> _RAW DATA_:
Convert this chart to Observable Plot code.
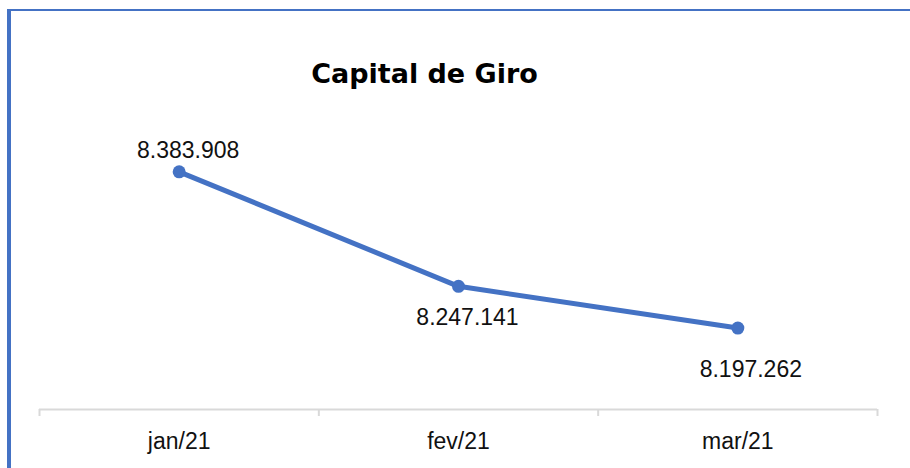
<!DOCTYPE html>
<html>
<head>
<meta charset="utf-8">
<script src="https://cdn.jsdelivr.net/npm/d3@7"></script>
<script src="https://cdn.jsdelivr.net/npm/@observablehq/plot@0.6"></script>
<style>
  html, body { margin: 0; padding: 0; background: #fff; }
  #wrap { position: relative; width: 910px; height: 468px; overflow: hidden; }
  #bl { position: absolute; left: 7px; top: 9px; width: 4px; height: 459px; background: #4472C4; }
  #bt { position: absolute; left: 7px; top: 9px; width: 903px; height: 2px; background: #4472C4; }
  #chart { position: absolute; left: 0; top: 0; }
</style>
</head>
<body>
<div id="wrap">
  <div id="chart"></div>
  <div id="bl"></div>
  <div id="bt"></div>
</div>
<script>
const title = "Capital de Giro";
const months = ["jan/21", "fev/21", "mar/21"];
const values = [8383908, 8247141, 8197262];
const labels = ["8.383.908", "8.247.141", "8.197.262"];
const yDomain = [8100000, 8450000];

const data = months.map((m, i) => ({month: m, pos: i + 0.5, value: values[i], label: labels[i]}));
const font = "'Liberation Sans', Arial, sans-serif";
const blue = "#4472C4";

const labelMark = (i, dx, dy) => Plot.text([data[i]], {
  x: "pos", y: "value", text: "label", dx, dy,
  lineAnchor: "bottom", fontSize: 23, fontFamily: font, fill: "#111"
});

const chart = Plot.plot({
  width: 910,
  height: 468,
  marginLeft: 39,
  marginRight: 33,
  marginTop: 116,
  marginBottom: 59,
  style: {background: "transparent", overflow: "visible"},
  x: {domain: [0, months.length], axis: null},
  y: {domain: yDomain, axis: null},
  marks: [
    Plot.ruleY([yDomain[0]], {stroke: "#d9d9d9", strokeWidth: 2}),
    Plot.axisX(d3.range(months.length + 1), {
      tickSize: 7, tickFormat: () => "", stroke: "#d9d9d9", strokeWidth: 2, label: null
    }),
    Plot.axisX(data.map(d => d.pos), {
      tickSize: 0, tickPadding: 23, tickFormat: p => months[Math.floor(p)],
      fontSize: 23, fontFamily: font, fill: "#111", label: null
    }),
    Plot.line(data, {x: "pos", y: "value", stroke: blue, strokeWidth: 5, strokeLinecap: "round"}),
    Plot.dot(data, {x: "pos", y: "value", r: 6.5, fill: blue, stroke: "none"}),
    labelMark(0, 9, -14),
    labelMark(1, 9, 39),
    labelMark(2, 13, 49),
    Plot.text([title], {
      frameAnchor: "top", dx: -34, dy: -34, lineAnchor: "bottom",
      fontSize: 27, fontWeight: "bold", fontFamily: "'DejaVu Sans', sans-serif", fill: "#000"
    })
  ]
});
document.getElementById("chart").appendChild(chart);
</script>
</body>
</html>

> _TASK REQUIREMENTS_: Return the material exactly as given, apart from the pictures.

> _TASK SOLUTION_:
Convert this chart to Observable Plot code.
<!DOCTYPE html>
<html>
<head>
<meta charset="utf-8">
<script src="https://cdn.jsdelivr.net/npm/d3@7"></script>
<script src="https://cdn.jsdelivr.net/npm/@observablehq/plot@0.6"></script>
<style>
  html, body { margin: 0; padding: 0; background: #fff; }
  #wrap { position: relative; width: 910px; height: 468px; overflow: hidden; }
  #bl { position: absolute; left: 7px; top: 9px; width: 4px; height: 459px; background: #4472C4; }
  #bt { position: absolute; left: 7px; top: 9px; width: 903px; height: 2px; background: #4472C4; }
  #chart { position: absolute; left: 0; top: 0; }
</style>
</head>
<body>
<div id="wrap">
  <div id="chart"></div>
  <div id="bl"></div>
  <div id="bt"></div>
</div>
<script>
const title = "Capital de Giro";
const months = ["jan/21", "fev/21", "mar/21"];
const values = [8383908, 8247141, 8197262];
const labels = ["8.383.908", "8.247.141", "8.197.262"];
const yDomain = [8100000, 8450000];

const data = months.map((m, i) => ({month: m, pos: i + 0.5, value: values[i], label: labels[i]}));
const font = "'Liberation Sans', Arial, sans-serif";
const blue = "#4472C4";

const labelMark = (i, dx, dy) => Plot.text([data[i]], {
  x: "pos", y: "value", text: "label", dx, dy,
  lineAnchor: "bottom", fontSize: 23, fontFamily: font, fill: "#111"
});

const chart = Plot.plot({
  width: 910,
  height: 468,
  marginLeft: 39,
  marginRight: 33,
  marginTop: 116,
  marginBottom: 59,
  style: {background: "transparent", overflow: "visible"},
  x: {domain: [0, months.length], axis: null},
  y: {domain: yDomain, axis: null},
  marks: [
    Plot.ruleY([yDomain[0]], {stroke: "#d9d9d9", strokeWidth: 2}),
    Plot.axisX(d3.range(months.length + 1), {
      tickSize: 7, tickFormat: () => "", stroke: "#d9d9d9", strokeWidth: 2, label: null
    }),
    Plot.axisX(data.map(d => d.pos), {
      tickSize: 0, tickPadding: 23, tickFormat: p => months[Math.floor(p)],
      fontSize: 23, fontFamily: font, fill: "#111", label: null
    }),
    Plot.line(data, {x: "pos", y: "value", stroke: blue, strokeWidth: 5, strokeLinecap: "round"}),
    Plot.dot(data, {x: "pos", y: "value", r: 6.5, fill: blue, stroke: "none"}),
    labelMark(0, 9, -14),
    labelMark(1, 9, 39),
    labelMark(2, 13, 49),
    Plot.text([title], {
      frameAnchor: "top", dx: -34, dy: -34, lineAnchor: "bottom",
      fontSize: 27, fontWeight: "bold", fontFamily: "'DejaVu Sans', sans-serif", fill: "#000"
    })
  ]
});
document.getElementById("chart").appendChild(chart);
</script>
</body>
</html>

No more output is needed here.